It was an excruciating week for me. While I sought to chase the truth, I had no idea what was eventually waiting for me. People say that there are moments that can take your breath away but in this case, it took my limbs too. I felt paralyzed by pain. I needed to catch my breath and had to rely on faith to provide the oxygen tank. Then right when I called upon faith to carry me, I came across this. I am convinced it was meant for me to read in that exact moment.
The great Glennon Doyle Melton shared the following on her blog:
“You are responsible TO the truth, but not FOR it. Learn your truth, sit with it, own it, express it. You’re done! No defending or babysitting your truth once you release it. What other people say, think or do with it is none of your business! Because the second your truth hits someone else, it gets mixed up with all her stuff and it’s not yours anymore anyway. So let it be.
Anyway, let the truth exist outside of your body so you can get some breathing room and maybe even support. Whatever that problem you have is, it belongs to million of others too. Nothing new under the sun. No shame. Only freedom.”
I am learning all the ways in which truth-telling isn’t made for the weak. It’s freak’in hard.
Being on the receiving end of dishonesty can be costly in more ways than you could have ever imagined or even know to expect. You also learn the methods by which people will risk everything and hurt anyone to avoid the truth. I am learning how this can test one’s character and integrity. The part Glennon wrote that resonates with me the most is that we’re not responsible for the dishonesty of others. It’s an aching wound that can bleed, but we’re only responsible for the truth in ourselves. Their dishonesty is not a reflection of who we are and it’s not our job to defend it. I’m also learning that just because you resurrect your truth, doesn’t mean others are ready and willing to live honestly in theirs. No matter how much you love them or pray for them, it’s beyond your control.

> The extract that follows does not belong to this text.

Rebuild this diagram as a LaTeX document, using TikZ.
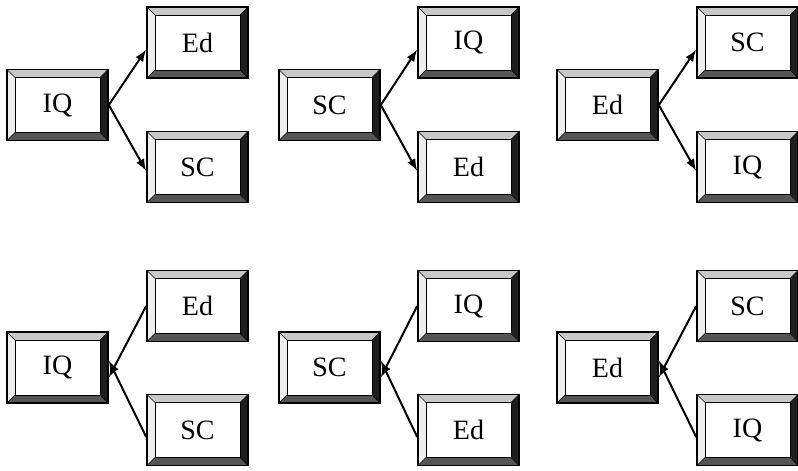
\documentclass[tikz,border=0pt]{standalone}
\usepackage{fontspec}
\setmainfont{Liberation Serif}
\usetikzlibrary{arrows.meta}
\definecolor{bvtop}{HTML}{C8C8C8}
\definecolor{bvleft}{HTML}{EEEEEE}
\definecolor{bvright}{HTML}{1E1E1E}
\definecolor{bvbot}{HTML}{555555}
\tikzset{
  bevelbox/.style={minimum width=101pt, minimum height=71pt, inner sep=0pt,
    font=\fontsize{28}{32}\selectfont,
    path picture={
      \coordinate (nw) at (path picture bounding box.north west);
      \coordinate (ne) at (path picture bounding box.north east);
      \coordinate (sw) at (path picture bounding box.south west);
      \coordinate (se) at (path picture bounding box.south east);
      \coordinate (inw) at ([shift={(8pt,-8pt)}]nw);
      \coordinate (ine) at ([shift={(-8pt,-8pt)}]ne);
      \coordinate (isw) at ([shift={(8pt,8pt)}]sw);
      \coordinate (ise) at ([shift={(-8pt,8pt)}]se);
      \fill[bvtop] (nw) -- (ne) -- (ine) -- (inw) -- cycle;
      \fill[bvleft] (nw) -- (inw) -- (isw) -- (sw) -- cycle;
      \fill[bvright] (ne) -- (se) -- (ise) -- (ine) -- cycle;
      \fill[bvbot] (sw) -- (isw) -- (ise) -- (se) -- cycle;
      \draw[line width=0.8pt] (inw) rectangle (ise);
      \draw[line width=0.5pt] (nw) -- (inw) (ne) -- (ine) (sw) -- (isw) (se) -- (ise);
    },
    draw, line width=1.6pt},
  conn/.style={line width=2pt, -{Latex[length=12pt,width=9pt]}}
}
\begin{document}
\begin{tikzpicture}[x=1pt,y=-1pt]
\useasboundingbox (0,0) rectangle (798,471);
% top row
\node[bevelbox] (a1) at (57.5,105) {IQ};
\node[bevelbox] (a2) at (197.5,42.5) {Ed};
\node[bevelbox] (a3) at (197.5,167) {SC};
\node[bevelbox] (b1) at (329.5,105) {SC};
\node[bevelbox] (b2) at (468.5,42.5) {IQ};
\node[bevelbox] (b3) at (468.5,167) {Ed};
\node[bevelbox] (c1) at (607.5,105) {Ed};
\node[bevelbox] (c2) at (747.5,42.5) {SC};
\node[bevelbox] (c3) at (747.5,167) {IQ};
\foreach \s/\t/\u in {a1/a2/a3,b1/b2/b3,c1/c2/c3}{
  \draw[conn] (\s.east) -- ([yshift=-7pt]\t.west);
  \draw[conn] (\s.east) -- ([yshift=-4pt]\u.west);
}
% bottom row
\node[bevelbox] (d1) at (57.5,367.5) {IQ};
\node[bevelbox] (d2) at (197.5,306) {Ed};
\node[bevelbox] (d3) at (197.5,430) {SC};
\node[bevelbox] (e1) at (329.5,367.5) {SC};
\node[bevelbox] (e2) at (468.5,306) {IQ};
\node[bevelbox] (e3) at (468.5,430) {Ed};
\node[bevelbox] (f1) at (607.5,367.5) {Ed};
\node[bevelbox] (f2) at (747.5,306) {SC};
\node[bevelbox] (f3) at (747.5,430) {IQ};
\foreach \s/\t/\u in {d1/d2/d3,e1/e2/e3,f1/f2/f3}{
  \draw[conn] (\t.west) -- ([yshift=-10pt]\s.east);
  \draw[conn] ([yshift=-7pt]\u.west) -- ([yshift=7pt]\s.east);
}
\end{tikzpicture}
\end{document}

Like so many of us, I personalize when dishonesty knocks on my front door to greet me. I somehow think I am responsible and can get trapped in thinking it’s my responsibility to protect it. This past week taught me that what we seek out doesn’t guarantee we’re not going to get hurt from what we find.
I don’t know? Does the truth set people free? Is it the dishonest person that is set free or is it the person that was lied to who is set free?